TASK GOAL: Write out the material again word for word, dropping any images it holds.

##### SUPPLIED INFORMATION

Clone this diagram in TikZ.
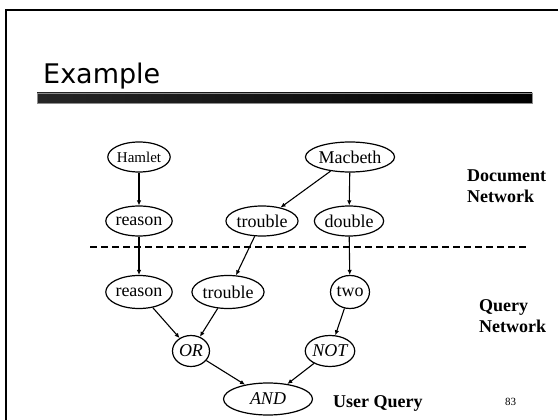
\documentclass[tikz,border=0pt]{standalone}
\usepackage{fontspec}
\setmainfont{Liberation Serif}
\newfontfamily\titlefont{DejaVu Sans}
\usetikzlibrary{shapes.geometric,arrows.meta}
\begin{document}
\begin{tikzpicture}[x=1pt,y=-1pt,
  nd/.style={ellipse,draw,line width=1.2pt,inner sep=0pt,minimum height=30pt,font=\fontsize{18}{18}\selectfont},
  conn/.style={-{Latex[length=5pt,width=4.5pt]},line width=1.1pt},
  lbl/.style={font=\bfseries\fontsize{18}{21}\selectfont,align=left,inner sep=0pt,anchor=west}]
\useasboundingbox (0,0) rectangle (558,420);
% slide frame
\draw[line width=2pt] (6,420) -- (6,10) -- (558,10);
% title and bar
\shade[left color=black!85,right color=black] (37,93) rectangle (532,103);
\draw[black!45,line width=0.6pt] (37,93) rectangle (532,103);
\node[anchor=base west,font=\titlefont\fontsize{27}{27}\selectfont,inner sep=0pt] (title) at (43,84) {Example};
% nodes
\node[nd,minimum width=56pt,font=\fontsize{15}{15}\selectfont] (hamlet) at (139,157) {Hamlet};
\node[nd,minimum width=68pt] (macbeth) at (350,157) {Macbeth};
\node[nd,minimum width=55pt] (reasonD) at (139,221) {reason};
\node[nd,minimum width=57pt] (troubleD) at (262,221) {trouble};
\node[nd,minimum width=52pt] (double) at (349,221) {double};
\node[nd,minimum width=55pt,minimum height=33pt] (reasonQ) at (139,292) {reason};
\node[nd,minimum width=56pt,minimum height=33pt] (troubleQ) at (228,292) {trouble};
\node[nd,minimum width=39pt,minimum height=33pt] (two) at (350,292) {two};
\node[nd,minimum width=37pt,minimum height=31pt] (or) at (191,351) {\itshape OR};
\node[nd,minimum width=40pt,minimum height=31pt] (not) at (330,351) {\itshape NOT};
\node[nd,minimum width=89pt,minimum height=32pt] (and) at (268,399) {\itshape AND};
% dashed separator
\coordinate (dl) at (90,247);
\coordinate (dr) at (527,247);
\draw[line width=1.3pt,dash pattern=on 7pt off 4pt] (dl) -- (dr);
% connectors
\draw[conn] (hamlet) -- (reasonD);
\draw[conn] (macbeth) -- (troubleD);
\draw[conn] (macbeth) -- (double);
\draw[conn] (reasonD) -- (reasonQ);
\draw[conn] (troubleD) -- (troubleQ);
\draw[conn] (double) -- (two);
\draw[conn] (reasonQ) -- (or);
\draw[conn] (troubleQ) -- (or);
\draw[conn] (two) -- (not);
\draw[conn] (or) -- (and);
\draw[conn] (not) -- (and);
% labels
\node[lbl] (docnet) at (467,186) {Document\\Network};
\node[lbl] (querynet) at (479,316) {Query\\Network};
\node[lbl] (userq) at (333,403) {User Query};
\node[anchor=west,inner sep=0pt,font=\fontsize{11}{11}\selectfont] (page) at (505,402) {83};
\end{tikzpicture}
\end{document}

##########

OUTPUT:
Clone this diagram in TikZ.
\documentclass[tikz,border=0pt]{standalone}
\usepackage{fontspec}
\setmainfont{Liberation Serif}
\newfontfamily\titlefont{DejaVu Sans}
\usetikzlibrary{shapes.geometric,arrows.meta}
\begin{document}
\begin{tikzpicture}[x=1pt,y=-1pt,
  nd/.style={ellipse,draw,line width=1.2pt,inner sep=0pt,minimum height=30pt,font=\fontsize{18}{18}\selectfont},
  conn/.style={-{Latex[length=5pt,width=4.5pt]},line width=1.1pt},
  lbl/.style={font=\bfseries\fontsize{18}{21}\selectfont,align=left,inner sep=0pt,anchor=west}]
\useasboundingbox (0,0) rectangle (558,420);
% slide frame
\draw[line width=2pt] (6,420) -- (6,10) -- (558,10);
% title and bar
\shade[left color=black!85,right color=black] (37,93) rectangle (532,103);
\draw[black!45,line width=0.6pt] (37,93) rectangle (532,103);
\node[anchor=base west,font=\titlefont\fontsize{27}{27}\selectfont,inner sep=0pt] (title) at (43,84) {Example};
% nodes
\node[nd,minimum width=56pt,font=\fontsize{15}{15}\selectfont] (hamlet) at (139,157) {Hamlet};
\node[nd,minimum width=68pt] (macbeth) at (350,157) {Macbeth};
\node[nd,minimum width=55pt] (reasonD) at (139,221) {reason};
\node[nd,minimum width=57pt] (troubleD) at (262,221) {trouble};
\node[nd,minimum width=52pt] (double) at (349,221) {double};
\node[nd,minimum width=55pt,minimum height=33pt] (reasonQ) at (139,292) {reason};
\node[nd,minimum width=56pt,minimum height=33pt] (troubleQ) at (228,292) {trouble};
\node[nd,minimum width=39pt,minimum height=33pt] (two) at (350,292) {two};
\node[nd,minimum width=37pt,minimum height=31pt] (or) at (191,351) {\itshape OR};
\node[nd,minimum width=40pt,minimum height=31pt] (not) at (330,351) {\itshape NOT};
\node[nd,minimum width=89pt,minimum height=32pt] (and) at (268,399) {\itshape AND};
% dashed separator
\coordinate (dl) at (90,247);
\coordinate (dr) at (527,247);
\draw[line width=1.3pt,dash pattern=on 7pt off 4pt] (dl) -- (dr);
% connectors
\draw[conn] (hamlet) -- (reasonD);
\draw[conn] (macbeth) -- (troubleD);
\draw[conn] (macbeth) -- (double);
\draw[conn] (reasonD) -- (reasonQ);
\draw[conn] (troubleD) -- (troubleQ);
\draw[conn] (double) -- (two);
\draw[conn] (reasonQ) -- (or);
\draw[conn] (troubleQ) -- (or);
\draw[conn] (two) -- (not);
\draw[conn] (or) -- (and);
\draw[conn] (not) -- (and);
% labels
\node[lbl] (docnet) at (467,186) {Document\\Network};
\node[lbl] (querynet) at (479,316) {Query\\Network};
\node[lbl] (userq) at (333,403) {User Query};
\node[anchor=west,inner sep=0pt,font=\fontsize{11}{11}\selectfont] (page) at (505,402) {83};
\end{tikzpicture}
\end{document}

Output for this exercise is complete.